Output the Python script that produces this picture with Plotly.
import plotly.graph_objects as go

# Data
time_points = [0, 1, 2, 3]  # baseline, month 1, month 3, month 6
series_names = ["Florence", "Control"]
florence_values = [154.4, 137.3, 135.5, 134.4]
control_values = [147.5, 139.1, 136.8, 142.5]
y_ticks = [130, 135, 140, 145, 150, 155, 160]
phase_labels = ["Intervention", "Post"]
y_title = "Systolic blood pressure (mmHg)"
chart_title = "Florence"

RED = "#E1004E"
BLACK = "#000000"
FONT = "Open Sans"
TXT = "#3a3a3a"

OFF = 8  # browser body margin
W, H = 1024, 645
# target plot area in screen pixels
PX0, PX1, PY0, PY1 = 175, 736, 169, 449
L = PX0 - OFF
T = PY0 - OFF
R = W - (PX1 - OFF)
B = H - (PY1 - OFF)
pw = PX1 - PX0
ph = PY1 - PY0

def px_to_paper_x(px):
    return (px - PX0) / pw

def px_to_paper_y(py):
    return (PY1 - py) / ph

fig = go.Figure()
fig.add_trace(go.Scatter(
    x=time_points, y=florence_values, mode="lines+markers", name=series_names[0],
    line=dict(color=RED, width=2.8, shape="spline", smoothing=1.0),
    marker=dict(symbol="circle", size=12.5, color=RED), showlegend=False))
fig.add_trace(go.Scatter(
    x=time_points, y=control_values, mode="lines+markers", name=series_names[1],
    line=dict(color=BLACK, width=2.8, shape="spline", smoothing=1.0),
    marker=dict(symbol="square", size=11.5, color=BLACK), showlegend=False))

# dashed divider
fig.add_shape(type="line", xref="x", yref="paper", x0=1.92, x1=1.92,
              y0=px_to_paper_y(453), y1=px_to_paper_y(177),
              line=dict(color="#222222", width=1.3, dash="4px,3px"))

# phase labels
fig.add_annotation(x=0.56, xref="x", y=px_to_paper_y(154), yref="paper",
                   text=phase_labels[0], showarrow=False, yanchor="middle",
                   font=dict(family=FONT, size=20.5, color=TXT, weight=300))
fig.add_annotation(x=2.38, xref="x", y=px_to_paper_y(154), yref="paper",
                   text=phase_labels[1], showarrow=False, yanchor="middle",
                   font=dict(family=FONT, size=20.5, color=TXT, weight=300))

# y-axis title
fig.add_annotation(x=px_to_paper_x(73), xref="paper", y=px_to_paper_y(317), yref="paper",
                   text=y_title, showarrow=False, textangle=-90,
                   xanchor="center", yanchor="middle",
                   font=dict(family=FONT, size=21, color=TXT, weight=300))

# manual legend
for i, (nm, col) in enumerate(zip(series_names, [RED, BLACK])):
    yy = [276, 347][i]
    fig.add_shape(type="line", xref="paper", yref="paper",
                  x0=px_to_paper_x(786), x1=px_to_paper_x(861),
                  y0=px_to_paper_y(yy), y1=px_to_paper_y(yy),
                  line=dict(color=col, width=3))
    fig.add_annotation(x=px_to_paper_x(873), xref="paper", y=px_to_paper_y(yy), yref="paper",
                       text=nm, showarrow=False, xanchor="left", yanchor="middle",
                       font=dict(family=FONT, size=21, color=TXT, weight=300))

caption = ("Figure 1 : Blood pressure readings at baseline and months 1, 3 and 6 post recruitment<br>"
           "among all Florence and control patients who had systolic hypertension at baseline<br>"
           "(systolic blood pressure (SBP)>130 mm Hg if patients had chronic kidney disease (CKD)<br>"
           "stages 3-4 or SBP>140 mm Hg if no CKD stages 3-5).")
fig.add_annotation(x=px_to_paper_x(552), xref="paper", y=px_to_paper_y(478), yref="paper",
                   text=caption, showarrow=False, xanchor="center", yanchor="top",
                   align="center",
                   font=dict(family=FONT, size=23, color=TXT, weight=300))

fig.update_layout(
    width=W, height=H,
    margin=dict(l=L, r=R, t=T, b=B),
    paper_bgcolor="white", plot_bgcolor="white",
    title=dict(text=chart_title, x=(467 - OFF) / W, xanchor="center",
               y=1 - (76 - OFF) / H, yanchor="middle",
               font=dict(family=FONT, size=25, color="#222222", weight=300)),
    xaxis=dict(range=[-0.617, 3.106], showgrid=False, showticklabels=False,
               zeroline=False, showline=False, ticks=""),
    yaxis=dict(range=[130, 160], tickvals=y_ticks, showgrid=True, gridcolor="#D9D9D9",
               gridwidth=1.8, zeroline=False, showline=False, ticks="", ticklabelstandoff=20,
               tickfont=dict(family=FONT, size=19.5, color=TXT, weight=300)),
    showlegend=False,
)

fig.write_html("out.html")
-=-=-
Print, unaltered, every line from the beginning of the material down to the line with "import plotly.graph_objects as go".

Task result:
Output the Python script that produces this picture with Plotly.
import plotly.graph_objects as go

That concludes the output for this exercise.